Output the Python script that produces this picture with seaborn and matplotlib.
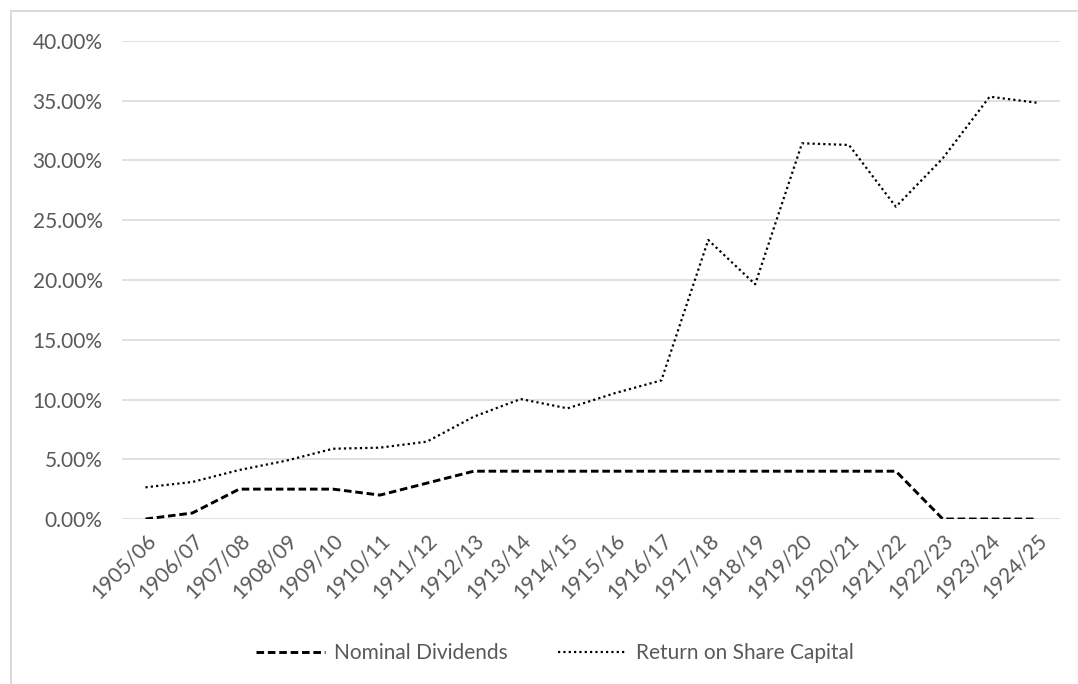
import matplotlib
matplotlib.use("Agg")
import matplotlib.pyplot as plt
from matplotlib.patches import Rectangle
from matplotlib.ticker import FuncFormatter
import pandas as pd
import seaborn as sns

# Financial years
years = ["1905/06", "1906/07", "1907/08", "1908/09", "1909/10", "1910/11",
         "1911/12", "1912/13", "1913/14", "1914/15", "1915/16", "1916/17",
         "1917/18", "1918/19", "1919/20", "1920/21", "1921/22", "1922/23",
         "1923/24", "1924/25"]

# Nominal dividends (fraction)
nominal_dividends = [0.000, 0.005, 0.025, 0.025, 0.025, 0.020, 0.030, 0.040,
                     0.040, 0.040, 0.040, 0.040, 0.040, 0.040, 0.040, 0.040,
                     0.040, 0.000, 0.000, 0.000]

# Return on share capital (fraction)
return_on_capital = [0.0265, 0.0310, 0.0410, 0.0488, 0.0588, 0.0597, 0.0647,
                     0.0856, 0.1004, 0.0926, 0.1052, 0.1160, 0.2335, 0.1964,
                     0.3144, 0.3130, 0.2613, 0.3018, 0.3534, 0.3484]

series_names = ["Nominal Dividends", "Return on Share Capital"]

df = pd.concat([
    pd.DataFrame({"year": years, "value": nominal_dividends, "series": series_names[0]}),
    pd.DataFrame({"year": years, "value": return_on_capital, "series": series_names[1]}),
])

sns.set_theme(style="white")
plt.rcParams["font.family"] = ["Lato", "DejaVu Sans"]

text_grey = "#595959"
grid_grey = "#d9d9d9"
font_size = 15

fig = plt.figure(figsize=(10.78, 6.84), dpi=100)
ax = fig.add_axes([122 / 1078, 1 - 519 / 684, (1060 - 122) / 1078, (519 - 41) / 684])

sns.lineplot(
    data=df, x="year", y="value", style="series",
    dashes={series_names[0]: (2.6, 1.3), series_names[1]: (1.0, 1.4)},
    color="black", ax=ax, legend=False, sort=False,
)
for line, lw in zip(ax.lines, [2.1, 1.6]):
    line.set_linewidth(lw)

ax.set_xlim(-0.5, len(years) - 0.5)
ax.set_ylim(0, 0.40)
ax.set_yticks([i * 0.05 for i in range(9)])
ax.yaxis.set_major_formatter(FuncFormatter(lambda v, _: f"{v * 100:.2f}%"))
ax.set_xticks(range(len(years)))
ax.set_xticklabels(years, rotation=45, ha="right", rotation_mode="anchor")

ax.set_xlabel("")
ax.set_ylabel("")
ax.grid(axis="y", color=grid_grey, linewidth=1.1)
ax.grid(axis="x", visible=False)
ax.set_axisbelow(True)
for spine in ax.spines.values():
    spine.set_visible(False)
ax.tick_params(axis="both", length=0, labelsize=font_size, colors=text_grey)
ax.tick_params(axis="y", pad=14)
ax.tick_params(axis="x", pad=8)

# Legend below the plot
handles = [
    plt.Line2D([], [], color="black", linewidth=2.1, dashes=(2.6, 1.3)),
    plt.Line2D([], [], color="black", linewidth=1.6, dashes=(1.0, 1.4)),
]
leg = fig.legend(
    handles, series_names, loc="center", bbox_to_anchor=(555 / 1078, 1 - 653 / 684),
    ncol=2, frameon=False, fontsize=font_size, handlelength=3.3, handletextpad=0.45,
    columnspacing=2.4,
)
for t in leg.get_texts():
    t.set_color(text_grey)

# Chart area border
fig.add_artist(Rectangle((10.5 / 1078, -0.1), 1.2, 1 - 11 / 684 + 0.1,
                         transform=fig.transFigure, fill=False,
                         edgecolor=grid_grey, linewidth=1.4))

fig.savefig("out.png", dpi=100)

━━━━━━━━━━

• [Task goal] Copy the material above exactly and drop the pictures.

• [Task answer]
Output the Python script that produces this picture with seaborn and matplotlib.
import matplotlib
matplotlib.use("Agg")
import matplotlib.pyplot as plt
from matplotlib.patches import Rectangle
from matplotlib.ticker import FuncFormatter
import pandas as pd
import seaborn as sns

# Financial years
years = ["1905/06", "1906/07", "1907/08", "1908/09", "1909/10", "1910/11",
         "1911/12", "1912/13", "1913/14", "1914/15", "1915/16", "1916/17",
         "1917/18", "1918/19", "1919/20", "1920/21", "1921/22", "1922/23",
         "1923/24", "1924/25"]

# Nominal dividends (fraction)
nominal_dividends = [0.000, 0.005, 0.025, 0.025, 0.025, 0.020, 0.030, 0.040,
                     0.040, 0.040, 0.040, 0.040, 0.040, 0.040, 0.040, 0.040,
                     0.040, 0.000, 0.000, 0.000]

# Return on share capital (fraction)
return_on_capital = [0.0265, 0.0310, 0.0410, 0.0488, 0.0588, 0.0597, 0.0647,
                     0.0856, 0.1004, 0.0926, 0.1052, 0.1160, 0.2335, 0.1964,
                     0.3144, 0.3130, 0.2613, 0.3018, 0.3534, 0.3484]

series_names = ["Nominal Dividends", "Return on Share Capital"]

df = pd.concat([
    pd.DataFrame({"year": years, "value": nominal_dividends, "series": series_names[0]}),
    pd.DataFrame({"year": years, "value": return_on_capital, "series": series_names[1]}),
])

sns.set_theme(style="white")
plt.rcParams["font.family"] = ["Lato", "DejaVu Sans"]

text_grey = "#595959"
grid_grey = "#d9d9d9"
font_size = 15

fig = plt.figure(figsize=(10.78, 6.84), dpi=100)
ax = fig.add_axes([122 / 1078, 1 - 519 / 684, (1060 - 122) / 1078, (519 - 41) / 684])

sns.lineplot(
    data=df, x="year", y="value", style="series",
    dashes={series_names[0]: (2.6, 1.3), series_names[1]: (1.0, 1.4)},
    color="black", ax=ax, legend=False, sort=False,
)
for line, lw in zip(ax.lines, [2.1, 1.6]):
    line.set_linewidth(lw)

ax.set_xlim(-0.5, len(years) - 0.5)
ax.set_ylim(0, 0.40)
ax.set_yticks([i * 0.05 for i in range(9)])
ax.yaxis.set_major_formatter(FuncFormatter(lambda v, _: f"{v * 100:.2f}%"))
ax.set_xticks(range(len(years)))
ax.set_xticklabels(years, rotation=45, ha="right", rotation_mode="anchor")

ax.set_xlabel("")
ax.set_ylabel("")
ax.grid(axis="y", color=grid_grey, linewidth=1.1)
ax.grid(axis="x", visible=False)
ax.set_axisbelow(True)
for spine in ax.spines.values():
    spine.set_visible(False)
ax.tick_params(axis="both", length=0, labelsize=font_size, colors=text_grey)
ax.tick_params(axis="y", pad=14)
ax.tick_params(axis="x", pad=8)

# Legend below the plot
handles = [
    plt.Line2D([], [], color="black", linewidth=2.1, dashes=(2.6, 1.3)),
    plt.Line2D([], [], color="black", linewidth=1.6, dashes=(1.0, 1.4)),
]
leg = fig.legend(
    handles, series_names, loc="center", bbox_to_anchor=(555 / 1078, 1 - 653 / 684),
    ncol=2, frameon=False, fontsize=font_size, handlelength=3.3, handletextpad=0.45,
    columnspacing=2.4,
)
for t in leg.get_texts():
    t.set_color(text_grey)

# Chart area border
fig.add_artist(Rectangle((10.5 / 1078, -0.1), 1.2, 1 - 11 / 684 + 0.1,
                         transform=fig.transFigure, fill=False,
                         edgecolor=grid_grey, linewidth=1.4))

fig.savefig("out.png", dpi=100)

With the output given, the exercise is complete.